European Union: Charles Michel tells RSF he will be “a partner for press freedom”
European Council President Charles Michel undertook to defend press freedom and help ensure respect for democratic guarantees online during a meeting yesterday with Christophe Deloire, the secretary-general of Reporters Without Borders (RSF), who briefed Michel about RSF’s Information and Democracy Initiative (I&D Initiative).
The role that the European Council can play in defending press freedom and, more broadly, democracy in Europe and the world was the key issue discussed at yesterday’s meeting in Brussels between Michel and Deloire.
Michel told RSF he would be “a partner in the defence of freedom the press” and undertook to work with RSF to introduce democratic guarantees in the online domain, which has been undermined by information chaos.

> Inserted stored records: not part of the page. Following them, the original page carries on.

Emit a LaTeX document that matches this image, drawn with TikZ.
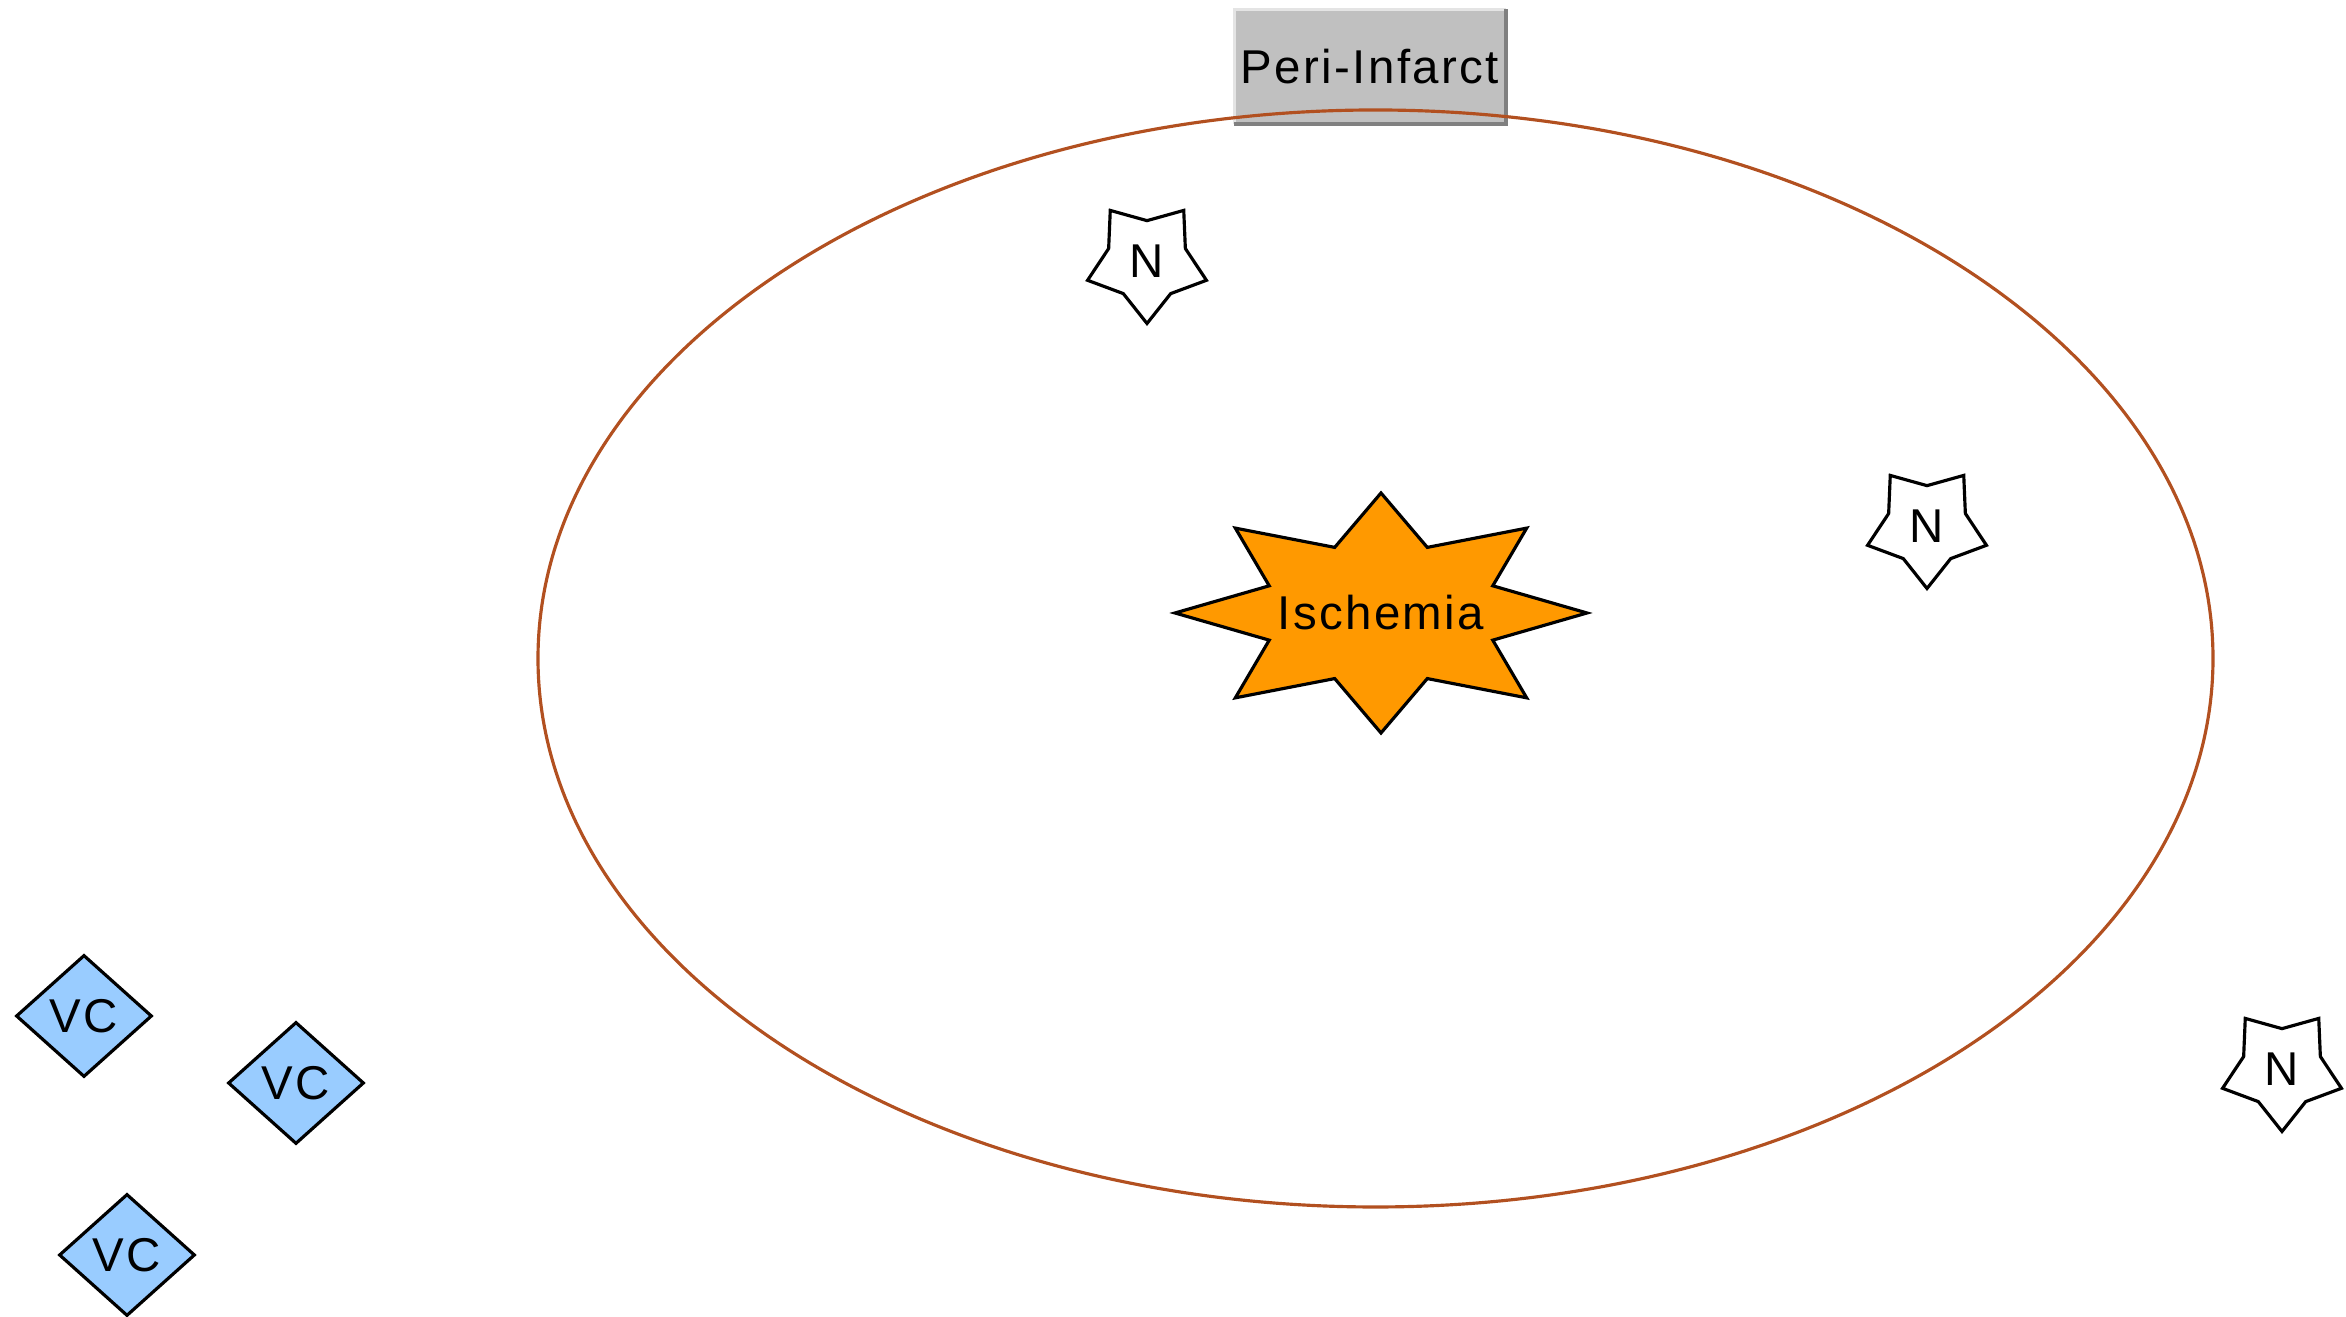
\documentclass[tikz,border=0pt]{standalone}
\usepackage{fontspec}
\setmainfont[LetterSpace=5]{Liberation Sans}
\usepackage{tikz}
\usetikzlibrary{shapes.geometric,backgrounds}
\definecolor{vcblue}{RGB}{153,204,255}
\definecolor{ischorange}{RGB}{255,153,0}
\definecolor{perigray}{RGB}{192,192,192}
\definecolor{periedge}{RGB}{128,128,128}
\definecolor{perilight}{RGB}{228,228,228}
\definecolor{rimbrown}{RGB}{178,80,32}

\begin{document}
\begin{tikzpicture}[
  font=\fontsize{13.5}{16}\selectfont,
  label box/.style={fill=perigray, inner sep=0pt, minimum width=2.70cm, minimum height=1.13cm},
  rim/.style={draw=rimbrown, line width=0.9pt, ellipse, inner sep=0pt,
              minimum width=16.75cm, minimum height=10.97cm},
  neuron/.style={draw=black, fill=white, line width=0.9pt, star, star points=5,
                 star point ratio=1.55, shape border rotate=180, inner sep=0pt,
                 minimum size=1.25cm},
  vessel/.style={draw=black, fill=vcblue, line width=0.9pt, diamond, inner sep=0pt,
                 minimum width=1.36cm, minimum height=1.22cm},
  core/.style={inner sep=0pt},
  burst/.style={draw=black, fill=ischorange, line width=0.9pt, line join=miter}
]
\useasboundingbox (0,0) rectangle (23.46,13.17);

\node[label box] (peri) at (13.70,12.505) {Peri-Infarct};
\draw[perilight, line width=1pt] (peri.south west) -- (peri.north west) -- (peri.north east);
\draw[periedge, line width=1.2pt] (peri.north east) -- (peri.south east) -- (peri.south west);
\node[rim] (zone) at (13.755,6.585) {};

\node[core] (isch) at (13.81,7.04) {Ischemia};
\begin{scope}[on background layer]
\filldraw[burst, shift={(isch.center)}] (2.06,0)
  \foreach \a in {0,45,...,315}{
    -- ({1.21*cos(\a+22.5)},{0.71*sin(\a+22.5)}) -- ({2.06*cos(\a+45)},{1.20*sin(\a+45)})
  } -- cycle;
\end{scope}

\node[neuron] (n1) at (11.47,10.56) {N};
\node[neuron] (n2) at (19.27,7.91) {N};
\node[neuron] (n3) at (22.82,2.48) {N};

\node[vessel] (vc1) at (0.84,3.01) {VC};
\node[vessel] (vc2) at (2.96,2.34) {VC};
\node[vessel] (vc3) at (1.27,0.62) {VC};
\end{tikzpicture}
\end{document}
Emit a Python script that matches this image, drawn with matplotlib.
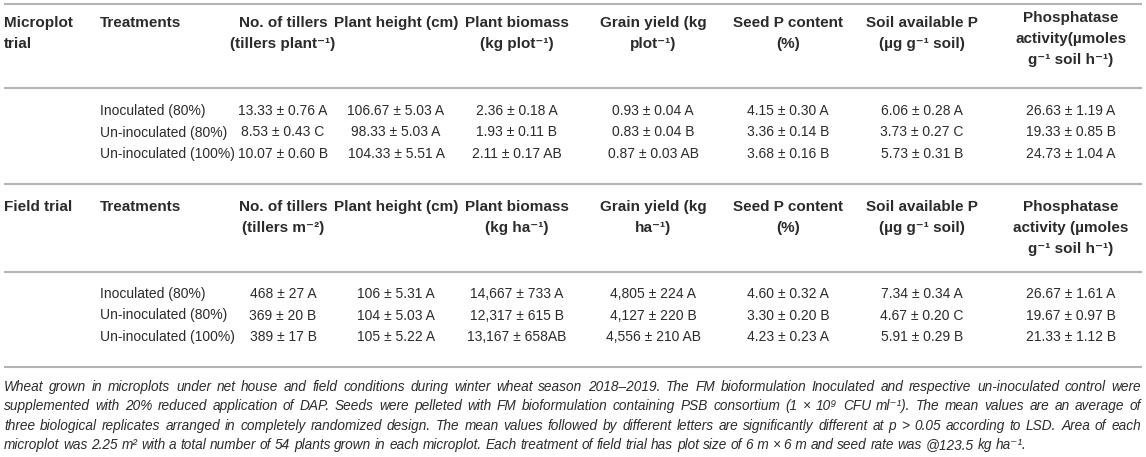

Deloire described the I&D Initiative’s progress to Michel, how an international I&D Commission drafted a Declaration on Information and Democracy in September 2018 with the aim of defining principles for the global online information and communication space and ensuring respect online for article 19 of the Universal Declaration of Human Rights, the article on freedom of opinion and expression.
When the initiative received the formal support of the leaders of 12 democracies in November 2018, a well as from the UN secretary-general, the Council of Europe’s secretary-general and the UNESCO director-general, Belgium’s then prime minister, Michel, told his country’s parliament: “I will also propose to the European Council that it should take account of this appeal, so that our responses are equal to the challenges.”
Thereafter, the I&D Initiative led to the signature of a Partnership on Information and Democracy by 30 countries from all continents on the sidelines of the UN General Assembly in New York in September 2019. The number of countries that have signed the Partnership now stands at 34, including 14 European Union members.